- _DATA RECORDS_:
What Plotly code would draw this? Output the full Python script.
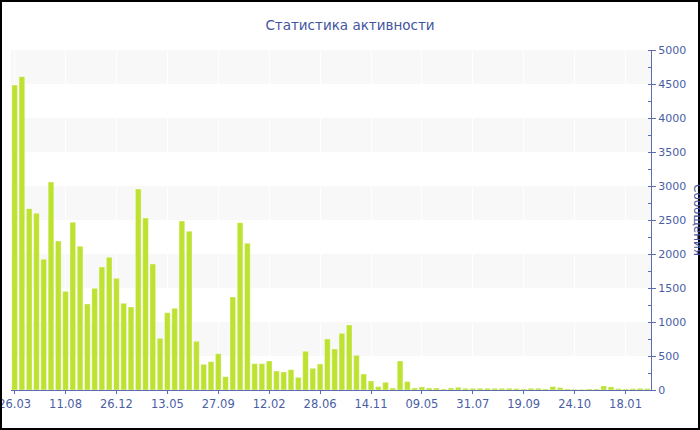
import plotly.graph_objects as go

title_text = "Статистика активности"
y_title = "Сообщения"

values = [4485, 4608, 2667, 2598, 1922, 3059, 2191, 1451, 2466, 2113, 1265, 1495,
          1809, 1951, 1642, 1275, 1221, 2956, 2529, 1853, 760, 1137, 1201, 2485,
          2333, 716, 377, 417, 534, 196, 1368, 2461,
          2157, 387, 387, 426, 279, 265, 299, 186, 569, 319, 382, 750, 603, 833,
          956, 510, 235, 132, 49, 113, 29, 426, 123, 29, 44, 29, 29, 15, 29, 39, 25,
          25, 25, 25, 25, 25, 25, 22, 15, 25, 25, 15, 50, 35, 15, 10, 10, 15, 15,
          60, 45, 20, 15, 20, 25, 20]

tick_labels = ["26.03", "11.08", "26.12", "13.05", "27.09", "12.02", "28.06",
               "14.11", "09.05", "31.07", "19.09", "24.10", "18.01"]
tick_step = 7

x = list(range(len(values)))
tick_vals = list(range(0, len(values), tick_step))[:len(tick_labels)]

W, H = 700, 430
ML, MR, MT, MB = 11, 49, 50, 40
PW, PH = W - ML - MR, H - MT - MB

lab_col = "#4a5ea6"
line_col = "#5a6db0"
font_family = "DejaVu Sans, Verdana, sans-serif"

fig = go.Figure()
fig.add_trace(go.Bar(
    x=x, y=values,
    marker=dict(color="#bde231", line=dict(color="rgba(255,255,255,0.35)", width=1)),
    hoverinfo="y",
))

shapes = []
for lo in range(500, 5000, 1000):
    shapes.append(dict(type="rect", xref="paper", yref="y", x0=0, x1=1, y0=lo, y1=lo + 500,
                       fillcolor="#f8f8f8", line=dict(width=0), layer="below"))
# outer border
shapes.append(dict(type="rect", xref="paper", yref="paper",
                   x0=(1 - ML) / PW, x1=(W - 1 - ML) / PW,
                   y0=-(H - 1 - MT - PH) / PH, y1=(PH + MT - 1) / PH,
                   line=dict(color="#000000", width=2), fillcolor="rgba(0,0,0,0)", layer="above"))

fig.update_layout(
    width=W, height=H,
    margin=dict(l=ML, r=MR, t=MT, b=MB, autoexpand=False),
    paper_bgcolor="#ffffff", plot_bgcolor="#ffffff",
    showlegend=False,
    bargap=0.22,
    font=dict(family=font_family, size=11, color=lab_col),
    title=dict(text=title_text, x=0.5, xanchor="center", y=1 - 25 / H, yanchor="middle",
               font=dict(family=font_family, size=13.5, color="#3f55a0")),
    shapes=shapes,
    annotations=[dict(text=y_title, xref="paper", yref="paper",
                      x=(698 - ML) / PW, y=0.5, xanchor="center", yanchor="middle",
                      textangle=90, showarrow=False,
                      font=dict(family=font_family, size=12, color="#3f55a0"))],
)

fig.update_xaxes(
    range=[-0.5, len(values) - 0.5],
    tickmode="array", tickvals=tick_vals, ticktext=tick_labels,
    ticks="outside", ticklen=3, tickcolor=line_col,
    showline=True, linecolor=line_col, linewidth=1,
    showgrid=True, gridcolor="#ffffff", gridwidth=1,
    zeroline=False, ticklabeloverflow="allow", ticklabelstandoff=0,
    tickfont=dict(size=11.5, color=lab_col),
)
fig.update_yaxes(
    side="right", range=[0, 5000], dtick=500, tick0=0,
    ticks="outside", ticklen=4, tickcolor=line_col,
    minor=dict(dtick=250, ticks="inside", ticklen=3, tickcolor=line_col, showgrid=False),
    showline=True, linecolor=line_col, linewidth=1,
    showgrid=False, zeroline=False, ticklabeloverflow="allow",
    tickfont=dict(size=11, color=lab_col),
)

fig.write_html("out.html", config={"displayModeBar": False},
               post_script="document.body.style.margin='0';document.body.style.padding='0';")
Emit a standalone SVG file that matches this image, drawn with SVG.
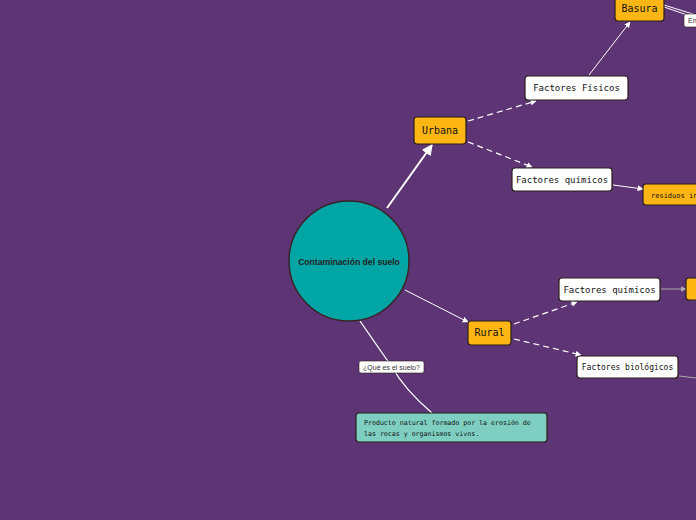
<svg xmlns="http://www.w3.org/2000/svg" width="696" height="520" viewBox="0 0 696 520">
<defs>
<style>
.bg{fill:#5e3574}
.org{fill:#fdb614;stroke:#2a1f1a;stroke-width:1.2}
.wht{fill:#ffffff;stroke:#2a1f1a;stroke-width:1.2}
.t{font-family:"DejaVu Sans Mono","Liberation Mono",monospace;fill:#111;text-anchor:middle}
.c{fill:none;stroke:#ffffff}
.d{fill:none;stroke:#ffffff;stroke-width:1.2;stroke-dasharray:6 4}
</style>
<marker id="ah" viewBox="0 0 10 10" refX="9" refY="5" markerWidth="6" markerHeight="6" orient="auto" markerUnits="userSpaceOnUse"><path d="M0,0 L10,5 L0,10 z" fill="#ffffff"/></marker>
<marker id="ahb" viewBox="0 0 10 10" refX="9" refY="5" markerWidth="11" markerHeight="11" orient="auto" markerUnits="userSpaceOnUse"><path d="M0,0 L10,5 L0,10 z" fill="#ffffff"/></marker>
<marker id="ahg" viewBox="0 0 10 10" refX="9" refY="5" markerWidth="6" markerHeight="6" orient="auto" markerUnits="userSpaceOnUse"><path d="M0,0 L10,5 L0,10 z" fill="#aaaaaa"/></marker>
</defs>
<rect class="bg" x="0" y="0" width="696" height="520"/>
<g id="connectors">
<line class="c" stroke-width="2" x1="387" y1="208" x2="432" y2="145" marker-end="url(#ahb)"/>
<line class="d" x1="468" y1="121" x2="536" y2="101" marker-end="url(#ah)"/>
<line class="d" x1="468" y1="142" x2="532" y2="167" marker-end="url(#ah)"/>
<line class="c" stroke-width="1" x1="589" y1="75" x2="630" y2="22" marker-end="url(#ah)"/>
<line class="c" stroke-width="1" x1="613" y1="185" x2="643" y2="189" marker-end="url(#ah)"/>
<line class="c" stroke-width="1" x1="405" y1="290" x2="468" y2="322" marker-end="url(#ah)"/>
<line class="d" x1="514" y1="324" x2="577" y2="302" marker-end="url(#ah)"/>
<line class="d" x1="514" y1="339" x2="581" y2="355" marker-end="url(#ah)"/>
<line fill="none" stroke="#aaaaaa" stroke-width="1" x1="661" y1="289" x2="686" y2="289" marker-end="url(#ahg)"/>
<line fill="none" stroke="#aaaaaa" stroke-width="1" x1="679" y1="376" x2="696" y2="378"/>
<line class="c" stroke-width="1" x1="664" y1="5" x2="696" y2="15"/>
<line class="c" stroke-width="1" x1="664" y1="7" x2="696" y2="18"/>
<path class="c" stroke-width="1.3" d="M360,321 Q380,350 392,367 Q405,390 432,413"/>
</g>
<g id="node-center">
<circle cx="349" cy="261" r="60" fill="#00a6a6" stroke="#3a2326" stroke-width="1.5"/>
<text x="349" y="265" font-family="'Liberation Sans',Arial,sans-serif" font-weight="bold" font-size="8.6" fill="#222" text-anchor="middle">Contaminación del suelo</text>
</g>
<g id="node-urbana">
<rect class="org" x="414" y="117" width="52" height="27" rx="3"/>
<text class="t" x="440" y="134" font-size="10">Urbana</text>
</g>
<g id="node-fisicos">
<rect class="wht" x="525" y="76" width="103" height="24" rx="3"/>
<text class="t" x="576.5" y="91" font-size="9">Factores Físicos</text>
</g>
<g id="node-basura">
<rect class="org" x="615" y="-3" width="49" height="24" rx="3"/>
<text class="t" x="639.5" y="12" font-size="10">Basura</text>
</g>
<g id="label-en">
<rect x="684" y="14" width="14" height="13" rx="2" fill="#ffffff" stroke="#2a1f1a" stroke-width="0.6"/>
<text x="688" y="23" font-family="'Liberation Sans',Arial,sans-serif" font-size="7" fill="#333">En</text>
</g>
<g id="node-quimicos-u">
<rect class="wht" x="512" y="168" width="100" height="23" rx="3"/>
<text class="t" x="562" y="183" font-size="9">Factores químicos</text>
</g>
<g id="node-residuos">
<rect class="org" x="643" y="184" width="60" height="21" rx="3"/>
<text x="651" y="198" font-family="'DejaVu Sans Mono','Liberation Mono',monospace" font-size="7" fill="#111">residuos in</text>
</g>
<g id="node-rural">
<rect class="org" x="468" y="321" width="43" height="24" rx="3"/>
<text class="t" x="489.5" y="336" font-size="10">Rural</text>
</g>
<g id="node-quimicos-r">
<rect class="wht" x="559" y="278" width="101" height="23" rx="3"/>
<text class="t" x="609.5" y="293" font-size="9">Factores químicos</text>
</g>
<g id="node-right-r">
<rect class="org" x="686" y="278" width="20" height="22" rx="3"/>
</g>
<g id="node-biologicos">
<rect class="wht" x="577" y="356" width="101" height="22" rx="3"/>
<text class="t" x="627.5" y="370" font-size="8">Factores biológicos</text>
</g>
<g id="label-que">
<rect x="359" y="361" width="65" height="12" rx="2" fill="#ffffff" stroke="#2a1f1a" stroke-width="0.6"/>
<text x="391.5" y="370" font-family="'Liberation Sans',Arial,sans-serif" font-size="7" fill="#333" text-anchor="middle">¿Qué es el suelo?</text>
</g>
<g id="node-producto">
<rect x="356" y="413" width="191" height="29" rx="3" fill="#7ecfc1" stroke="#2a1f1a" stroke-width="1.2"/>
<text x="364" y="425" font-family="'DejaVu Sans Mono','Liberation Mono',monospace" font-size="6.6" fill="#111">Producto natural formado por la erosión de</text>
<text x="364" y="436" font-family="'DejaVu Sans Mono','Liberation Mono',monospace" font-size="6.6" fill="#111">las rocas y organismos vivos.</text>
</g>
</svg>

- _REQUIREMENT_:
Reproduce only the lines from the beginning of the data through the line that contains "PW, PH = W - ML - MR, H - MT - MB", both included, and please drop the pictures.

- _TASK OUTPUT_:
What Plotly code would draw this? Output the full Python script.
import plotly.graph_objects as go

title_text = "Статистика активности"
y_title = "Сообщения"

values = [4485, 4608, 2667, 2598, 1922, 3059, 2191, 1451, 2466, 2113, 1265, 1495,
          1809, 1951, 1642, 1275, 1221, 2956, 2529, 1853, 760, 1137, 1201, 2485,
          2333, 716, 377, 417, 534, 196, 1368, 2461,
          2157, 387, 387, 426, 279, 265, 299, 186, 569, 319, 382, 750, 603, 833,
          956, 510, 235, 132, 49, 113, 29, 426, 123, 29, 44, 29, 29, 15, 29, 39, 25,
          25, 25, 25, 25, 25, 25, 22, 15, 25, 25, 15, 50, 35, 15, 10, 10, 15, 15,
          60, 45, 20, 15, 20, 25, 20]

tick_labels = ["26.03", "11.08", "26.12", "13.05", "27.09", "12.02", "28.06",
               "14.11", "09.05", "31.07", "19.09", "24.10", "18.01"]
tick_step = 7

x = list(range(len(values)))
tick_vals = list(range(0, len(values), tick_step))[:len(tick_labels)]

W, H = 700, 430
ML, MR, MT, MB = 11, 49, 50, 40
PW, PH = W - ML - MR, H - MT - MB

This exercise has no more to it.